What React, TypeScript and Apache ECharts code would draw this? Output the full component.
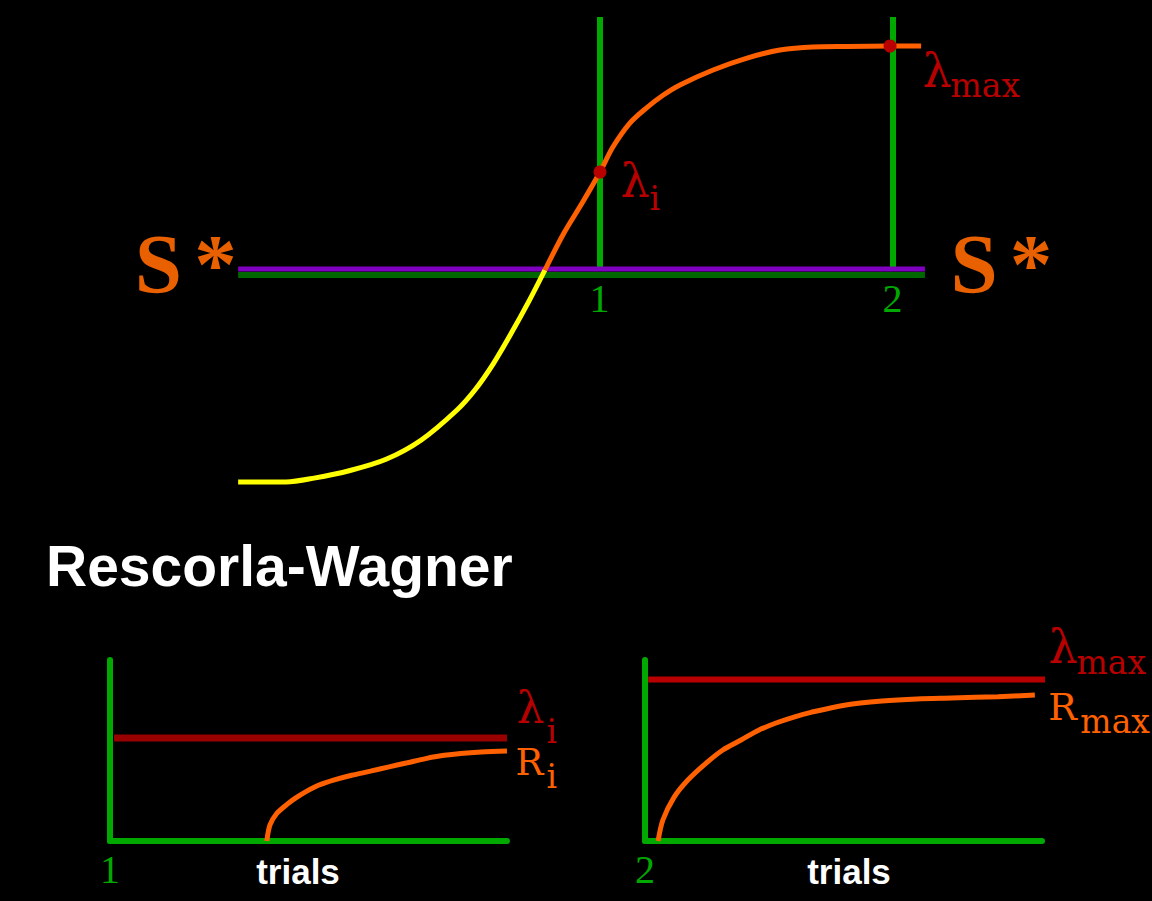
import React, { useEffect, useRef } from "react";
import * as echarts from "echarts";

// ---------- data ----------
// top diagram: x in "stimulus" units (1 and 2 mark the two test stimuli), y relative to S* (0) and lambda max (1)
const sStarLineX = [-0.235, 2.109];
const sStarPurpleY = 0.005;
const sStarGreenY = -0.022;
const markerX = [1, 2];
const markerTop = 1.129;
const markerLabels = ["1", "2"];
const lowerLimb: number[][] = [
  [-0.235, -0.946], [-0.072, -0.946], [0.024, -0.929], [0.147, -0.895], [0.27, -0.845],
  [0.389, -0.76], [0.512, -0.625], [0.573, -0.536], [0.635, -0.42], [0.696, -0.285],
  [0.758, -0.138], [0.812, 0],
];
const upperLimb: number[][] = [
  [0.812, 0], [0.877, 0.165], [0.939, 0.299], [1, 0.4375], [1.044, 0.549], [1.102, 0.656],
  [1.16, 0.725], [1.215, 0.78], [1.273, 0.826], [1.386, 0.893], [1.502, 0.946], [1.614, 0.982],
  [1.727, 0.996], [1.843, 0.998], [1.99, 1], [2.096, 1],
];
const lambdaPoints: number[][] = [[1, 0.4375], [1.99, 1]];

// bottom panels: trials 0..10, associative strength 0..1 (lambda max = 1)
const trialsRange = [0, 10];
const trialsLabelX = 5;
const leftLambda = 0.637;
const leftLambdaX = [0.1, 10];
const leftCurve: number[][] = [
  [3.95, 0], [4.03, 0.1], [4.2, 0.17], [4.45, 0.225], [4.69, 0.268], [4.97, 0.31],
  [5.25, 0.345], [5.63, 0.377], [6.09, 0.407], [6.56, 0.432], [7.03, 0.459], [7.49, 0.484],
  [7.95, 0.51], [8.42, 0.53], [9.35, 0.55], [10, 0.557],
];
const rightLambda = 1;
const rightLambdaX = [0.08, 10.08];
const rightCurve: number[][] = [
  [0.33, 0], [0.45, 0.13], [0.73, 0.27], [1.08, 0.377], [1.54, 0.482], [1.96, 0.563],
  [2.42, 0.625], [2.85, 0.684], [3.3, 0.73], [3.75, 0.767], [4.18, 0.796], [5.06, 0.842],
  [5.97, 0.866], [6.85, 0.879], [7.73, 0.885], [8.89, 0.893], [9.82, 0.903],
];
const panelOriginLabels = ["1", "2"];
const axisName = "trials";
const titleText = "Rescorla-Wagner";

// ---------- styles ----------
const C = {
  green: "#00A800",
  darkGreen: "#006600",
  purple: "#7F00BF",
  yellow: "#FFFF00",
  orange: "#FF6000",
  sOrange: "#E86000",
  red: "#B80000",
  darkRed: "#990000",
  white: "#FFFFFF",
};
const SERIF = "'DejaVu Serif', serif";
const TIMES = "'Liberation Serif', 'Times New Roman', serif";
const SANS = "'Liberation Sans', Arial, sans-serif";

function lbl(value: number[], text: string, dx: number, dy: number, style: any, align = "left") {
  return {
    value,
    label: {
      show: true,
      position: [dx, dy],
      align,
      verticalAlign: "middle",
      formatter: text,
      opacity: 1,
      textBorderWidth: 0,
      textShadowBlur: 0,
      ...style,
    },
  };
}

function labelSeries(gridIdx: number, data: any[]) {
  return {
    type: "scatter",
    xAxisIndex: gridIdx,
    yAxisIndex: gridIdx,
    symbolSize: 1,
    itemStyle: { color: "rgba(0,0,0,0)", opacity: 1 },
    silent: true,
    z: 20,
    data,
  };
}

function seg(gridIdx: number, data: number[][], color: string, width: number, z = 2, smooth: any = false) {
  return {
    type: "line",
    xAxisIndex: gridIdx,
    yAxisIndex: gridIdx,
    data,
    showSymbol: false,
    symbol: "none",
    smooth,
    lineStyle: { color, width, cap: "butt", opacity: 1 },
    silent: true,
    z,
  };
}

export default function App() {
  const ref = useRef<HTMLDivElement>(null);

  useEffect(() => {
    if (!ref.current) return;
    const chart = echarts.init(ref.current, undefined, { renderer: "svg" });

    const lamBig = (color: string, size = 46) => ({ color, fontFamily: SERIF, fontSize: size });
    const sStar = {
      formatter: "{s|S}{a|*}",
      rich: {
        s: { fontFamily: TIMES, fontWeight: "bold", fontSize: 85, color: C.sOrange },
        a: { fontFamily: TIMES, fontWeight: "bold", fontSize: 85, color: C.sOrange, padding: [0, 0, 0, 12] },
      },
    };
    const trialsStyle = { color: C.white, fontFamily: SANS, fontWeight: "bold", fontSize: 35 };

    const bottomX = (idx: number, origin: string) => ({
      gridIndex: idx,
      type: "value",
      min: trialsRange[0],
      max: trialsRange[1],
      interval: 10,
      axisLine: { show: true, onZero: true, lineStyle: { color: C.green, width: 6 } },
      axisTick: { show: false },
      splitLine: { show: false },
      axisLabel: {
        formatter: (v: number) => (v === 0 ? origin : ""),
        color: C.green,
        fontFamily: TIMES,
        fontSize: 40,
        margin: 8,
      },
    });
    const bottomY = (idx: number) => ({
      gridIndex: idx,
      type: "value",
      min: 0,
      max: 1.12,
      axisLine: { show: true, onZero: true, lineStyle: { color: C.green, width: 6 } },
      axisTick: { show: false },
      splitLine: { show: false },
      axisLabel: { show: false },
    });

    const option: any = {
      animation: false,
      backgroundColor: "#000000",
      title: {
        text: titleText,
        left: 46,
        top: 537,
        padding: 0,
        textStyle: { color: C.white, fontFamily: SANS, fontWeight: "bold", fontSize: 57 },
      },
      grid: [
        { left: 233.75, width: 732.5, top: 1.2, height: 492.8, outerBoundsMode: "none", containLabel: false },
        { left: 110, width: 397, top: 660, height: 181, outerBoundsMode: "none", containLabel: false },
        { left: 645, width: 397, top: 660, height: 181, outerBoundsMode: "none", containLabel: false },
      ],
      xAxis: [
        { gridIndex: 0, type: "value", min: -0.25, max: 2.25, show: false },
        bottomX(1, panelOriginLabels[0]),
        bottomX(2, panelOriginLabels[1]),
      ],
      yAxis: [
        { gridIndex: 0, type: "value", min: -1, max: 1.2, show: false },
        bottomY(1),
        bottomY(2),
      ],
      series: [
        // top diagram
        seg(0, [[markerX[0], 0], [markerX[0], markerTop]], C.green, 6, 2),
        seg(0, [[markerX[1], 0], [markerX[1], markerTop]], C.green, 6, 2),
        seg(0, [[sStarLineX[0], sStarGreenY], [sStarLineX[1], sStarGreenY]], C.darkGreen, 6, 3),
        seg(0, [[sStarLineX[0], sStarPurpleY], [sStarLineX[1], sStarPurpleY]], C.purple, 5, 4),
        seg(0, lowerLimb, C.yellow, 5, 5, 0.3),
        seg(0, upperLimb, C.orange, 5, 5, 0.3),
        {
          type: "scatter",
          xAxisIndex: 0,
          yAxisIndex: 0,
          symbolSize: 13,
          itemStyle: { color: C.red, opacity: 1 },
          silent: true,
          z: 8,
          data: lambdaPoints,
        },
        labelSeries(0, [
          lbl([sStarLineX[0], 0], "", -1, -6, sStar, "right"),
          lbl([sStarLineX[1], 0], "", 26, -6, sStar, "left"),
          lbl([markerX[0], 0], markerLabels[0], 0, 29, { color: C.green, fontFamily: TIMES, fontSize: 40 }, "center"),
          lbl([markerX[1], 0], markerLabels[1], 0, 29, { color: C.green, fontFamily: TIMES, fontSize: 40 }, "center"),
          lbl(lambdaPoints[0], "λ", 21, 9, lamBig(C.red)),
          lbl(lambdaPoints[0], "i", 50, 27, lamBig(C.red, 33)),
          lbl(lambdaPoints[1], "λ", 33, 25, lamBig(C.red)),
          lbl(lambdaPoints[1], "max", 61, 40, lamBig(C.red, 33)),
        ]),
        // bottom left
        seg(1, [[leftLambdaX[0], leftLambda], [leftLambdaX[1], leftLambda]], C.darkRed, 7, 3),
        seg(1, leftCurve, C.orange, 5, 5, 0.3),
        labelSeries(1, [
          lbl([leftLambdaX[1], leftLambda], "λ", 10, -30, lamBig(C.red, 44)),
          lbl([leftLambdaX[1], leftLambda], "i", 40, -6, lamBig(C.red, 33)),
          lbl(leftCurve[leftCurve.length - 1], "R", 9, 12, lamBig(C.orange, 37)),
          lbl(leftCurve[leftCurve.length - 1], "i", 40, 26, lamBig(C.orange, 33)),
          lbl([trialsLabelX, 0], axisName, -10, 31, trialsStyle, "center"),
        ]),
        // bottom right
        seg(2, [[rightLambdaX[0], rightLambda], [rightLambdaX[1], rightLambda]], C.red, 6, 3),
        seg(2, rightCurve, C.orange, 5, 5, 0.3),
        labelSeries(2, [
          lbl([trialsRange[1], rightLambda], "λ", 7, -32, lamBig(C.red, 46)),
          lbl([trialsRange[1], rightLambda], "max", 35, -16, lamBig(C.red, 33)),
          lbl(rightCurve[rightCurve.length - 1], "R", 14, 12, lamBig(C.orange, 38)),
          lbl(rightCurve[rightCurve.length - 1], "max", 46, 27, lamBig(C.orange, 33)),
          lbl([trialsLabelX, 0], axisName, 6, 31, trialsStyle, "center"),
        ]),
      ],
    };

    chart.setOption(option);
    return () => chart.dispose();
  }, []);

  return (
    <div
      ref={ref}
      style={{ position: "absolute", left: 0, top: 0, width: 1152, height: 901, background: "#000" }}
    />
  );
}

_____

Written instruction: Restate each line from the start of the listing through the line bearing "import * as" word for word. Drop the pictures.

The result:
What React, TypeScript and Apache ECharts code would draw this? Output the full component.
import React, { useEffect, useRef } from "react";
import * as echarts from "echarts";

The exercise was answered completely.